Your instructions: Go through the entries below and copy each line containing the word "this".

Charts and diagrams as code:
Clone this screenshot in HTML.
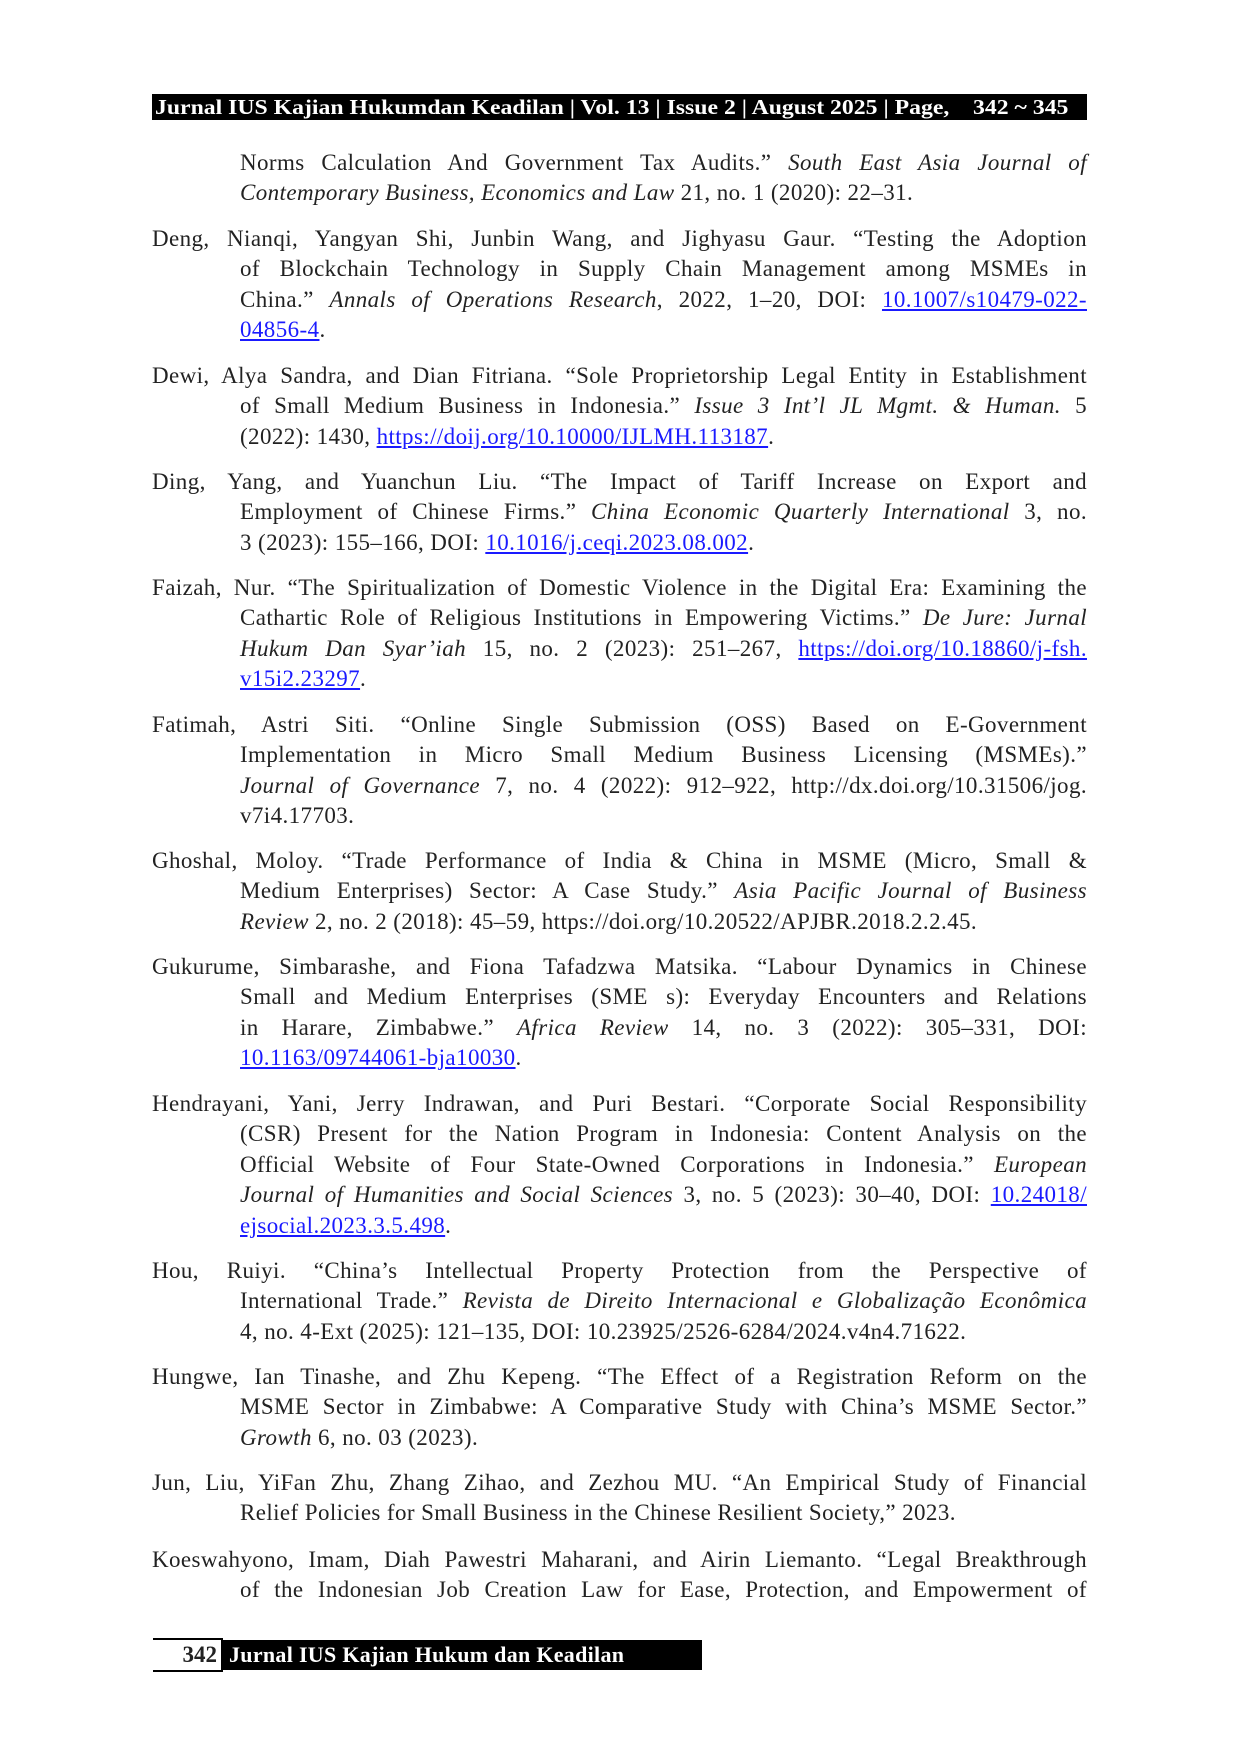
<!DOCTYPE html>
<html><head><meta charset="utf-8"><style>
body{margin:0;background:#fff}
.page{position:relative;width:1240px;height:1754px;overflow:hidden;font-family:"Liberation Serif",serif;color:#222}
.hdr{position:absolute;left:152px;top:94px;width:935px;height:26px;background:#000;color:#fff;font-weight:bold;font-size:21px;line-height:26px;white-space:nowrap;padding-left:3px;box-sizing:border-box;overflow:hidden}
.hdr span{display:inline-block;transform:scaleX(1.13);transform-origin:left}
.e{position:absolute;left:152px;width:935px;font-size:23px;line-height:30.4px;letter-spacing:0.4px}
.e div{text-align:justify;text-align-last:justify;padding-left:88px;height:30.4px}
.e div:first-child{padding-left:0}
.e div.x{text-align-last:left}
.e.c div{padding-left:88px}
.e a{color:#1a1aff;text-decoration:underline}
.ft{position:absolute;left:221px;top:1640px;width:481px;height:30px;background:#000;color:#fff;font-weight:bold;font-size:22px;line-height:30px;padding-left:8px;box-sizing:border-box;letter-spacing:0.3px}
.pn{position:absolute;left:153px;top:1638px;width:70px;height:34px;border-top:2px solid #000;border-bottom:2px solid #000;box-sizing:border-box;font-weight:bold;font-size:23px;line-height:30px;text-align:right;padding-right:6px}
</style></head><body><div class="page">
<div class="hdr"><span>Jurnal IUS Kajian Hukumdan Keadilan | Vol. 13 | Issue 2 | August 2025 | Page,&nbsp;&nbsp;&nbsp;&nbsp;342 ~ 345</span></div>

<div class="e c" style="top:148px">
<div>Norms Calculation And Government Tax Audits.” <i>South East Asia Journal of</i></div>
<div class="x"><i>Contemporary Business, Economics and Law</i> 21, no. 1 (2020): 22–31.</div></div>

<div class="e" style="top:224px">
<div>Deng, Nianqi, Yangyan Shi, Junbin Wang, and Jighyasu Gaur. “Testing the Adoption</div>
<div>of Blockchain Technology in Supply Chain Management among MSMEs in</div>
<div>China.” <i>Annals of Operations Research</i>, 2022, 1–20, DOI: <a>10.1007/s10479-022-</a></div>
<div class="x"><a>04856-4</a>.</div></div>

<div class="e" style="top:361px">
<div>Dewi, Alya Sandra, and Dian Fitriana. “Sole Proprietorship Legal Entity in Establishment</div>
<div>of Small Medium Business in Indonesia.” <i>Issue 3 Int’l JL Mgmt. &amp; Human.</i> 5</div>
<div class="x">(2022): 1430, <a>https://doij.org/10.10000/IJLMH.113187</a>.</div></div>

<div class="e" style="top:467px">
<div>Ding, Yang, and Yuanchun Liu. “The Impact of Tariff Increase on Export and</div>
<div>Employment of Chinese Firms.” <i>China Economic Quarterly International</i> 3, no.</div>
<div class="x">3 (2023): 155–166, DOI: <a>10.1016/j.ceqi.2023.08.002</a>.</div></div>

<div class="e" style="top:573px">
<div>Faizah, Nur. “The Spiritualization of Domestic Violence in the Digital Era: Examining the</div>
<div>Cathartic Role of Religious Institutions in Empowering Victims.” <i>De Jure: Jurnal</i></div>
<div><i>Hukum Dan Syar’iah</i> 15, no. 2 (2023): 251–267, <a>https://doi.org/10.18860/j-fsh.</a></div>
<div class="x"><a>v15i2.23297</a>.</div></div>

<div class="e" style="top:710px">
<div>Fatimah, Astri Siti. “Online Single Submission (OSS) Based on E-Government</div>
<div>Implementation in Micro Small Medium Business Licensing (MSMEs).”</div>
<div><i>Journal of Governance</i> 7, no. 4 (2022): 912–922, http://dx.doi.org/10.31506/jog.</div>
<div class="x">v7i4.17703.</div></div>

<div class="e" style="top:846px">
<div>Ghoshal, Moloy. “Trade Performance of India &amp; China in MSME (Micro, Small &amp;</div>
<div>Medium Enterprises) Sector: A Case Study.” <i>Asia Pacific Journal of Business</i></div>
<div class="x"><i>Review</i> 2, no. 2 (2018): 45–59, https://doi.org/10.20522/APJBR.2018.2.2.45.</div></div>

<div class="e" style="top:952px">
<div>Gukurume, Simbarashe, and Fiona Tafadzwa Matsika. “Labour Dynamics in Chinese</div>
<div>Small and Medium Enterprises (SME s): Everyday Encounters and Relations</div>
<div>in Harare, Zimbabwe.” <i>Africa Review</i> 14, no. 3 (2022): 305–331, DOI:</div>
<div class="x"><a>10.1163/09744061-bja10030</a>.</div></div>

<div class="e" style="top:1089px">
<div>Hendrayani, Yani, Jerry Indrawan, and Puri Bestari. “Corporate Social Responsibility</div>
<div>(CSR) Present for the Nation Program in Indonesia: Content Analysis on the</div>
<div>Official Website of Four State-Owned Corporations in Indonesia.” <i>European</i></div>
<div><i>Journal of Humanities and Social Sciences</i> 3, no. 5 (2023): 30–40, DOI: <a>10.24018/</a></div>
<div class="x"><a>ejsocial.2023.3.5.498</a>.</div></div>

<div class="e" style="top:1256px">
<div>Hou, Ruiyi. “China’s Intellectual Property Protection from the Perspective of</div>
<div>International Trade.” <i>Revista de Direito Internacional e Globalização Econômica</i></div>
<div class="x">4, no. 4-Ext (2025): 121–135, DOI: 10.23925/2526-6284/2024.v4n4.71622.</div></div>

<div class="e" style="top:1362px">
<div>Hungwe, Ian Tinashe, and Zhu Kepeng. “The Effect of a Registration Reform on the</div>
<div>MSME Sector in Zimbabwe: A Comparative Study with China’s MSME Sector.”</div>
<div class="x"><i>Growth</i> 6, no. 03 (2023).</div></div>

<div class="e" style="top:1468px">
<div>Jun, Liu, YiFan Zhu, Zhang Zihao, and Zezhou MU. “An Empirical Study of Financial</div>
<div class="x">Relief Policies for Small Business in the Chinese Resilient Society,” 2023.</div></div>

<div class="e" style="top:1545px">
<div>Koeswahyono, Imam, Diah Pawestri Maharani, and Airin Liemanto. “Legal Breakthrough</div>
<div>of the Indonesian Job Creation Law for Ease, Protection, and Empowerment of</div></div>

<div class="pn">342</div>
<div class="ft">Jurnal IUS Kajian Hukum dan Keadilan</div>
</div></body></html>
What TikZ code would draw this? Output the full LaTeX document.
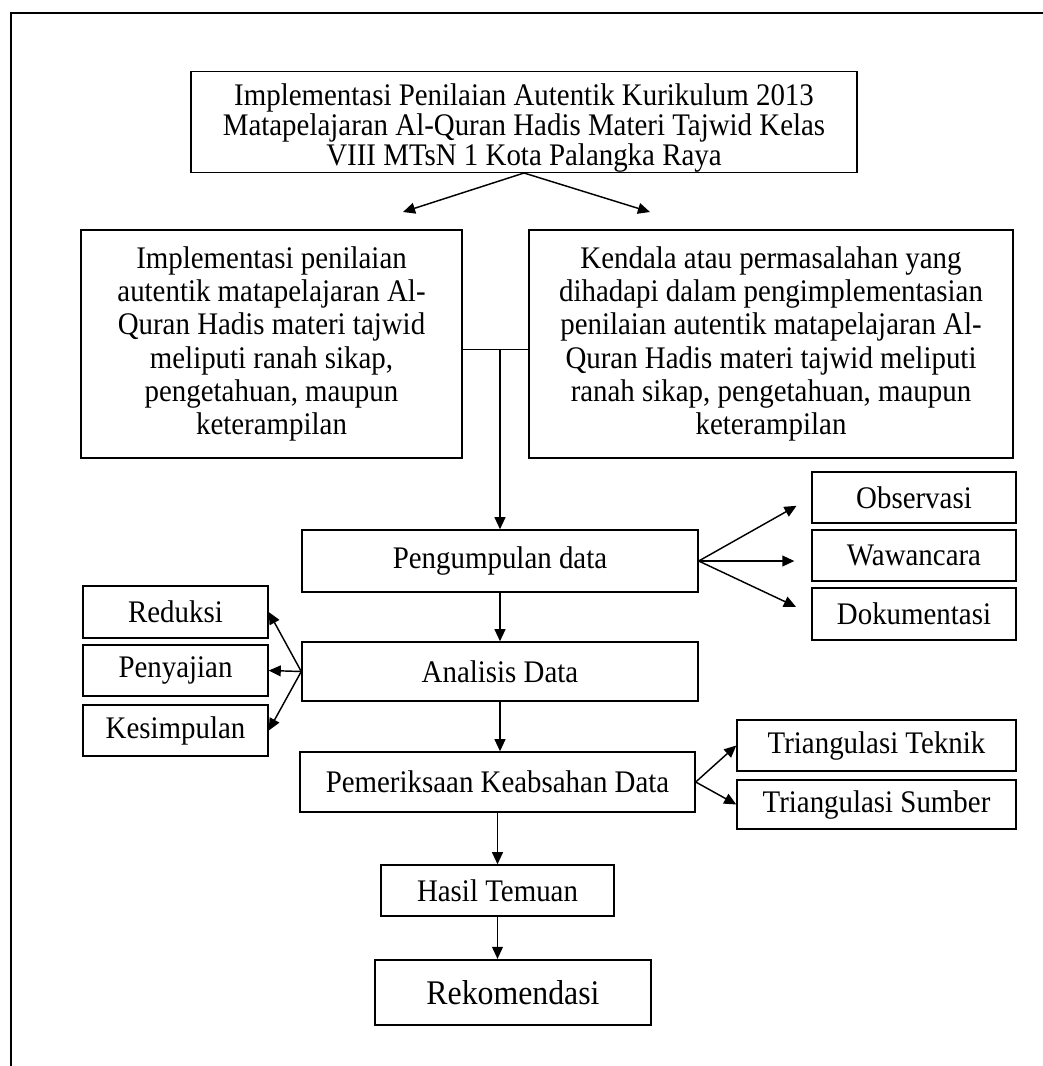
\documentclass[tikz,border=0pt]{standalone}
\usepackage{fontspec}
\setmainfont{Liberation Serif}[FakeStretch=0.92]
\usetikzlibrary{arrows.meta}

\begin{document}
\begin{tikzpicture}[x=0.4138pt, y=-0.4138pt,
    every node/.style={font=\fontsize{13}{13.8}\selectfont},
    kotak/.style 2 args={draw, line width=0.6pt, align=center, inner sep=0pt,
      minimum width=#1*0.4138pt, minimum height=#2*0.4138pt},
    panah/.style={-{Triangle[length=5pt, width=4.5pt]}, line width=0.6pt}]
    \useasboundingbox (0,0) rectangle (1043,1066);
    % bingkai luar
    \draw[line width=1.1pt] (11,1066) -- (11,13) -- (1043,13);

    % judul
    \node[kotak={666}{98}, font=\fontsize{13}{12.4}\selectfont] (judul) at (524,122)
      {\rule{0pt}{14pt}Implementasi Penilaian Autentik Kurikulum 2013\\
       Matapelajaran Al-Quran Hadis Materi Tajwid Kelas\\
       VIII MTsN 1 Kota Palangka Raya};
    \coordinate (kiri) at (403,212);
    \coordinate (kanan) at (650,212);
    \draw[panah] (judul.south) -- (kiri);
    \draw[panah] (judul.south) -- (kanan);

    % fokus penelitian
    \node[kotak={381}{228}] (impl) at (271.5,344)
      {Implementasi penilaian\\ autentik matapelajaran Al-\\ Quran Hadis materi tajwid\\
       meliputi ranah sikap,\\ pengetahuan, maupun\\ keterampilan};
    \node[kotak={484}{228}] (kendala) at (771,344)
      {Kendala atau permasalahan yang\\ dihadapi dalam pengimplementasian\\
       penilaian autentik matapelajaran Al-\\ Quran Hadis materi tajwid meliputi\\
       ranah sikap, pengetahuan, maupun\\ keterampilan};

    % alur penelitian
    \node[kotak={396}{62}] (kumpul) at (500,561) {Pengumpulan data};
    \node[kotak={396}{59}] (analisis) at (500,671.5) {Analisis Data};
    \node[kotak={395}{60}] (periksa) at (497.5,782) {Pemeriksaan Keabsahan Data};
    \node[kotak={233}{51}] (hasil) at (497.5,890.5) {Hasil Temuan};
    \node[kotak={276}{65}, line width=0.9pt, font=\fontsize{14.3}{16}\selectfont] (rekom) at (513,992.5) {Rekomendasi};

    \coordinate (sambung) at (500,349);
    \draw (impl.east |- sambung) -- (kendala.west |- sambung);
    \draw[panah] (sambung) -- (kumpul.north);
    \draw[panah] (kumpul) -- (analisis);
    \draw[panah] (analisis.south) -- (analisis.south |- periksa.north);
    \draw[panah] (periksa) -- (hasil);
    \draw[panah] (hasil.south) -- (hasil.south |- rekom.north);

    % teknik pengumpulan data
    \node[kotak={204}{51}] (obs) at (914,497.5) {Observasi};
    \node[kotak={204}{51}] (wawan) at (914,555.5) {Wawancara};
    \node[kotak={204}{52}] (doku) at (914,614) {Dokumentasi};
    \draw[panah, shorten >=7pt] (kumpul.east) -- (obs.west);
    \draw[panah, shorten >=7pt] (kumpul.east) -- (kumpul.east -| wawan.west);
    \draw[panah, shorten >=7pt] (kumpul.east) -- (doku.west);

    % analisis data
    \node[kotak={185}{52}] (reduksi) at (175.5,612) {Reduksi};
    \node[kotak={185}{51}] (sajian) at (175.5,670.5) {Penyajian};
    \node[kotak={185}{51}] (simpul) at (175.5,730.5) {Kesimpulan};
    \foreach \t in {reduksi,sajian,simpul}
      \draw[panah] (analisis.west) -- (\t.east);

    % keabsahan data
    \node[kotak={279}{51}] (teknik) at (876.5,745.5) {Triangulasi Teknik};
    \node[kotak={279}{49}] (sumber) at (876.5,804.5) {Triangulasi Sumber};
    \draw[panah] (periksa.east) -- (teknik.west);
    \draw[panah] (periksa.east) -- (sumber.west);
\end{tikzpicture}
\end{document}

Response to the task:
Clone this screenshot in HTML.
What TikZ code would draw this? Output the full LaTeX document.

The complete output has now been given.